Almost every investor and financial rag has a list of their favourite entrepreneurs. The question for India is whether a few impressive examples here and there add up to a trend. The data for the past decade look disappointing, suggesting that things have deteriorated since the 1990s. The hope is that this is a backward-looking signal about the dynamism of Indian capitalism. Vijay Angadi, a veteran of small-company investing in India who runs Novastar, a $200m fund, is confident that a new generation of firms will come through eventually. He reckons that the first initial public offering of a venture-backed start-up in India took place only in 2004. He is optimistic that the venture-capital industry has become more open-minded, and is no longer obsessed solely with technology firms. Wealthy angel investors are becoming more important, too. A decade ago, approached by an entrepreneur who was not in the family, “they would have laughed him out.” Now, however, they might write a cheque.

And when it comes to small firms, India certainly has a lot of raw material. W. Sean Sovak of Lighthouse, a private-equity fund based in Mumbai that is focused on small companies, reckons there are some 2,000 firms listed on Mumbai’s stock exchange that are active and have market values of below $200m. He first visited India in 2004 and was “blown away” by its vigour. He and his co-founder, Mukund Krishnaswami, an American whose parents emigrated from India, both chucked in careers in America investing in small firms and headed to Mumbai to set up Lighthouse in 2006. Mr Sovak cautions that all is not rosy; many small firms are in commoditised businesses, he says, and even high-quality firms “face lots of challenges” and may struggle to manage their growth.
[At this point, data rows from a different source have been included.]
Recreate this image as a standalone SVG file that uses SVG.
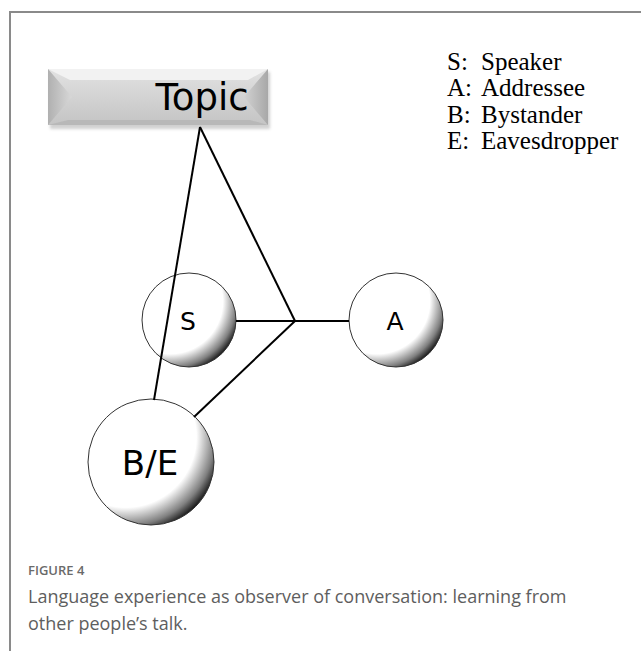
<svg xmlns="http://www.w3.org/2000/svg" width="641" height="651" viewBox="0 0 641 651">
  <style>
    .frame { fill: none; stroke: #8a8a8a; stroke-width: 2; }
    .edge { fill: none; stroke: #000; stroke-width: 2; }
    .ball { fill: url(#ballShade); stroke: #333; stroke-width: 1; }
    .nlabel { font-family: "DejaVu Sans", "Open Sans", sans-serif; fill: #000; text-anchor: middle; }
    .legend { font-family: "Liberation Serif", serif; font-size: 25px; fill: #000; }
    .cap-title { font-family: "Open Sans", "Liberation Sans", sans-serif; font-size: 13px; font-weight: 600; fill: #6a6a6a; }
    .cap { font-family: "Open Sans", "Liberation Sans", sans-serif; font-size: 18px; fill: #5e5e5e; }
  </style>
  <defs>
    <radialGradient id="ballShade" cx="0.3" cy="0.3" r="0.8" fx="0.3" fy="0.3">
      <stop offset="0" stop-color="#fff"/>
      <stop offset="0.7" stop-color="#fff"/>
      <stop offset="0.88" stop-color="#808080"/>
      <stop offset="1" stop-color="#000"/>
    </radialGradient>
    <linearGradient id="faceGrad" x1="0" y1="0" x2="0" y2="1">
      <stop offset="0" stop-color="#e2e2e2"/>
      <stop offset="1" stop-color="#c4c4c4"/>
    </linearGradient>
    <linearGradient id="leftBevel" x1="0" y1="0" x2="1" y2="0">
      <stop offset="0" stop-color="#b0b0b0"/>
      <stop offset="1" stop-color="#d8d8d8"/>
    </linearGradient>
    <linearGradient id="rightBevel" x1="0" y1="0" x2="1" y2="0">
      <stop offset="0" stop-color="#d2d2d2"/>
      <stop offset="1" stop-color="#a8a8a8"/>
    </linearGradient>
    <filter id="soft" x="-10%" y="-20%" width="120%" height="150%">
      <feGaussianBlur stdDeviation="1.5"/>
    </filter>
  </defs>

  <!-- page frame -->
  <polyline class="frame" points="641,12 10,12 10,651"/>

  <!-- bevelled topic plate -->
  <g id="topic">
    <rect x="50" y="72" width="220" height="57" fill="#999" opacity="0.45" filter="url(#soft)"/>
    <rect x="48" y="69" width="220" height="56" fill="url(#faceGrad)"/>
    <polygon points="48,69 268,69 248,80 70,80" fill="#f2f2f2"/>
    <polygon points="48,69 72,97 48,125" fill="url(#leftBevel)"/>
    <polygon points="268,69 244,97 268,125" fill="url(#rightBevel)"/>
    <polygon points="48,125 268,125 250,120 68,120" fill="#b8b8b8"/>
    <text class="nlabel" x="202" y="110" font-size="37">Topic</text>
  </g>

  <g id="speaker">
    <circle class="ball" cx="189" cy="320" r="47"/>
    <text class="nlabel" x="188" y="330" font-size="25">S</text>
  </g>

  <g id="addressee">
    <circle class="ball" cx="396" cy="320" r="47"/>
    <text class="nlabel" x="395" y="330" font-size="25">A</text>
  </g>

  <g id="bystander">
    <circle class="ball" cx="151" cy="462" r="63"/>
    <text class="nlabel" x="150" y="475" font-size="34">B/E</text>
  </g>

  <!-- connectors, drawn over the balls -->
  <g id="connectors">
    <line class="edge" x1="200" y1="127" x2="295" y2="321"/>
    <line class="edge" x1="200" y1="127" x2="154" y2="400"/>
    <line class="edge" x1="236" y1="321" x2="349" y2="321"/>
    <line class="edge" x1="295" y1="321" x2="194" y2="417"/>
  </g>

  <!-- key -->
  <g id="legend">
    <text class="legend" x="447" y="70">S:</text>
    <text class="legend" x="481" y="70">Speaker</text>
    <text class="legend" x="447" y="96">A:</text>
    <text class="legend" x="481" y="96">Addressee</text>
    <text class="legend" x="447" y="123">B:</text>
    <text class="legend" x="481" y="123">Bystander</text>
    <text class="legend" x="447" y="149">E:</text>
    <text class="legend" x="481" y="149">Eavesdropper</text>
  </g>

  <!-- caption -->
  <g id="caption">
    <text class="cap-title" x="28" y="575">FIGURE 4</text>
    <text class="cap" x="28" y="603">Language experience as observer of conversation: learning from</text>
    <text class="cap" x="28" y="630">other people’s talk.</text>
  </g>
</svg>
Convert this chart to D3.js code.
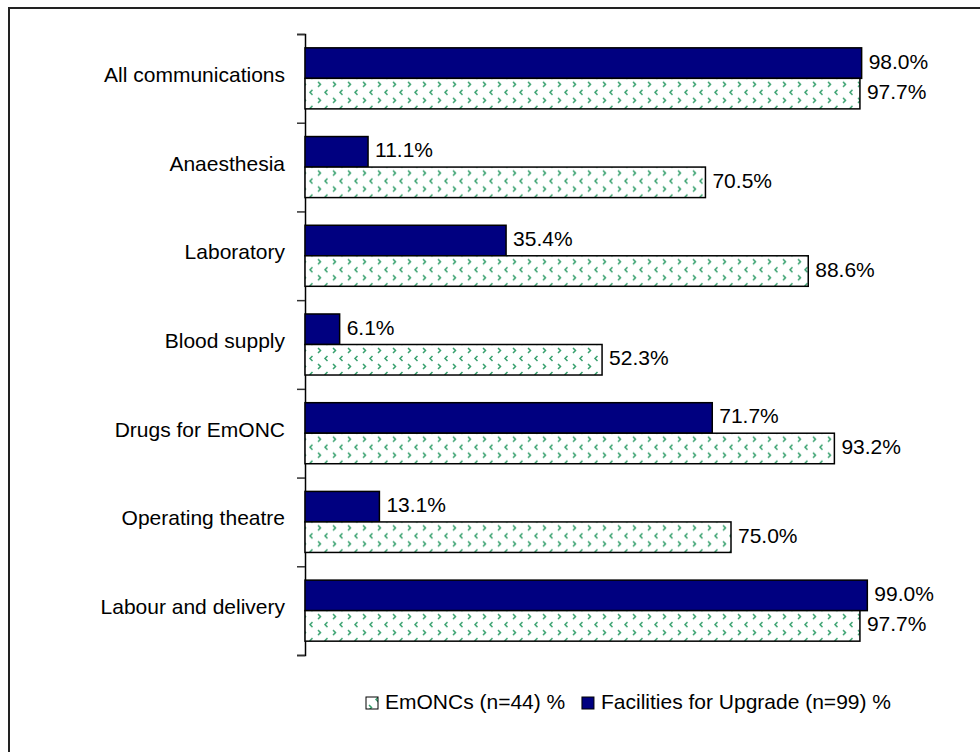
<!DOCTYPE html>
<html>
<head>
<meta charset="utf-8">
<script src="https://cdn.jsdelivr.net/npm/d3@7"></script>
<style>
  html, body { margin: 0; padding: 0; background: #fff; }
  svg text { font-family: "Liberation Sans", Arial, sans-serif; fill: #000; }
</style>
</head>
<body>
<div id="chart"></div>
<script>
// chart data
const categories = ["All communications", "Anaesthesia", "Laboratory", "Blood supply",
                    "Drugs for EmONC", "Operating theatre", "Labour and delivery"];
const seriesNames = ["Facilities for Upgrade (n=99) %", "EmONCs (n=44) %"];
const facilitiesValues = [98.0, 11.1, 35.4, 6.1, 71.7, 13.1, 99.0];
const emoncValues = [97.7, 70.5, 88.6, 52.3, 93.2, 75.0, 97.7];
const legendOrder = ["EmONCs (n=44) %", "Facilities for Upgrade (n=99) %"];

const width = 980, height = 752;
const plot = {left: 305, top: 34, bottom: 655, xMaxPx: 873};
const fontSize = "21px";

const svg = d3.select("#chart").append("svg")
    .attr("width", width)
    .attr("height", height);

// pattern for the EmONCs bars
const defs = svg.append("defs");
const pat = defs.append("pattern")
    .attr("id", "chev")
    .attr("patternUnits", "userSpaceOnUse")
    .attr("width", 15).attr("height", 16);
pat.append("rect").attr("width", 15).attr("height", 16).attr("fill", "#fff");
pat.append("path")
    .attr("d", "M3,2 L5.5,4.5 L3,7")
    .attr("fill", "none").attr("stroke", "#36a06d").attr("stroke-width", 1.5);
pat.append("path")
    .attr("d", "M12.5,10 L10,12.5 L12.5,15")
    .attr("fill", "none").attr("stroke", "#36a06d").attr("stroke-width", 1.5);

const fills = {"Facilities for Upgrade (n=99) %": "#000080", "EmONCs (n=44) %": "url(#chev)"};

// outer frame
svg.append("rect")
    .attr("x", 9).attr("y", 8)
    .attr("width", 1000).attr("height", 800)
    .attr("fill", "none").attr("stroke", "#222").attr("stroke-width", 2);

const x = d3.scaleLinear().domain([0, 100]).range([plot.left, plot.xMaxPx]);

const y = d3.scaleBand()
    .domain(categories)
    .range([plot.top, plot.bottom])
    .paddingInner(0.312)
    .paddingOuter(0.156);

const ySub = d3.scaleBand()
    .domain(seriesNames)
    .range([0, y.bandwidth()]);

// category axis with ticks on band boundaries
const yIdx = d3.scaleLinear().domain([0, categories.length]).range([plot.top, plot.bottom]);
const axis = svg.append("g")
    .attr("transform", `translate(${plot.left},0)`)
    .call(d3.axisLeft(yIdx).tickValues(d3.range(categories.length + 1)).tickSize(8).tickFormat(""));
axis.select(".domain").attr("stroke", "#000").attr("stroke-width", 1.5);
axis.selectAll(".tick line").attr("stroke", "#333").attr("stroke-width", 1.5);

svg.append("g").selectAll("text")
    .data(categories)
    .join("text")
    .attr("x", 285)
    .attr("y", d => y(d) + y.bandwidth() / 2 - 2)
    .attr("text-anchor", "end")
    .attr("dominant-baseline", "middle")
    .style("font-size", fontSize)
    .text(d => d);

const rows = categories.map((c, i) => ({
    category: c,
    values: [
        {series: seriesNames[0], value: facilitiesValues[i]},
        {series: seriesNames[1], value: emoncValues[i]}
    ]
}));

const groups = svg.append("g").selectAll("g")
    .data(rows)
    .join("g")
    .attr("transform", d => `translate(0,${y(d.category)})`);

groups.selectAll("rect")
    .data(d => d.values)
    .join("rect")
    .attr("x", x(0))
    .attr("y", d => ySub(d.series))
    .attr("width", d => x(d.value) - x(0))
    .attr("height", ySub.bandwidth())
    .attr("fill", d => fills[d.series])
    .attr("stroke", "#000")
    .attr("stroke-width", 1.5);

groups.selectAll("text")
    .data(d => d.values)
    .join("text")
    .attr("x", d => x(d.value) + 7)
    .attr("y", d => ySub(d.series) + ySub.bandwidth() / 2)
    .attr("dominant-baseline", "middle")
    .style("font-size", fontSize)
    .text(d => d.value.toFixed(1) + "%");

// legend, laid out from x=366 to x=891
const legend = svg.append("g").attr("transform", "translate(366,703)");
const items = legendOrder.map(name => {
    const g = legend.append("g");
    g.append("rect")
        .attr("x", 0).attr("y", -6)
        .attr("width", 12).attr("height", 12)
        .attr("fill", fills[name])
        .attr("stroke", "#000").attr("stroke-width", 1);
    const t = g.append("text")
        .attr("x", 19).attr("y", 0)
        .attr("dominant-baseline", "middle")
        .style("font-size", fontSize)
        .text(name);
    return {g, w: 19 + t.node().getComputedTextLength()};
});
const gap = Math.max(8, (891 - 366) - items[0].w - items[1].w);
items[1].g.attr("transform", `translate(${items[0].w + gap},0)`);
</script>
</body>
</html>
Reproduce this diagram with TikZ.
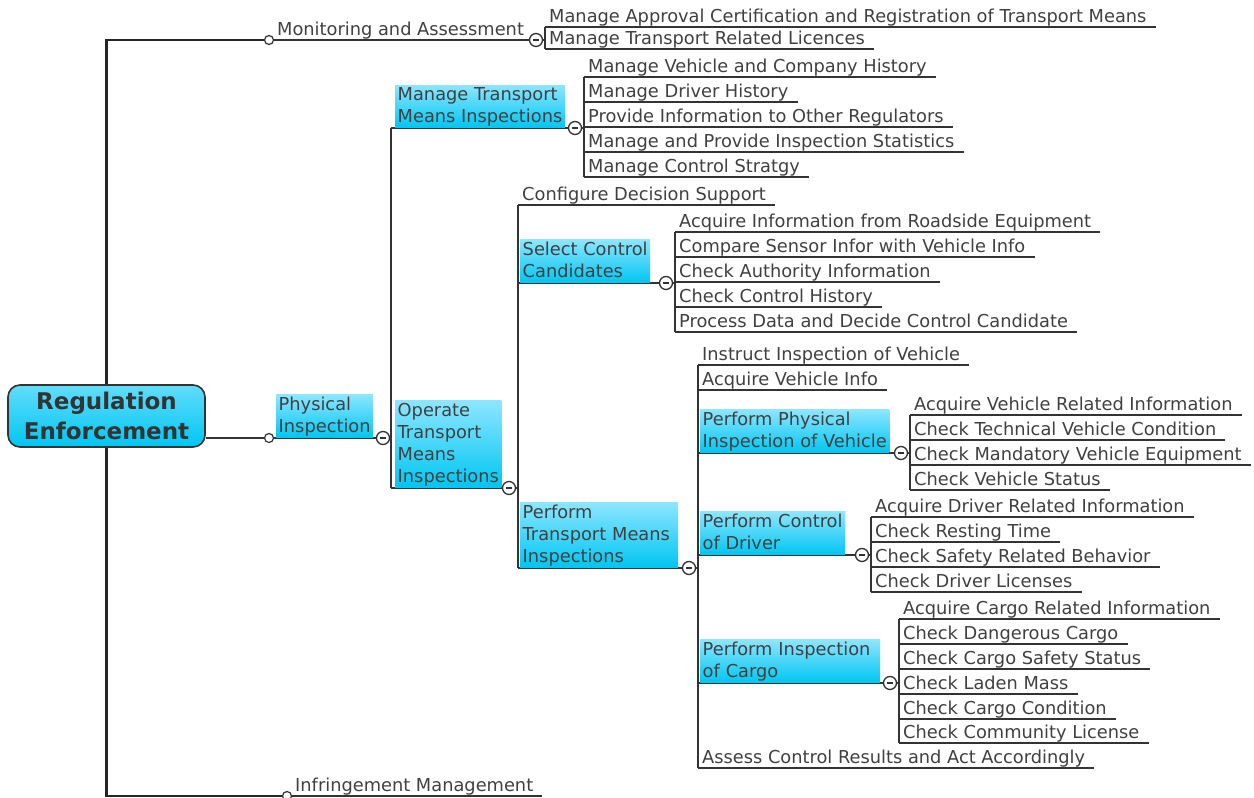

But he too is optimistic. “We’ve seen some of the best entrepreneurs of our lives here,” he says.

Will they succeed? Mr Bansal of Flipkart reckons so. “Between 2004 and 2009 there was not a lot coming out in terms of entrepreneurs,” he says. But over time they will begin to challenge the established business order. “In five to 10 years you will see a shift happening,” he predicts. It is vital for Indian capitalism that he is proved right.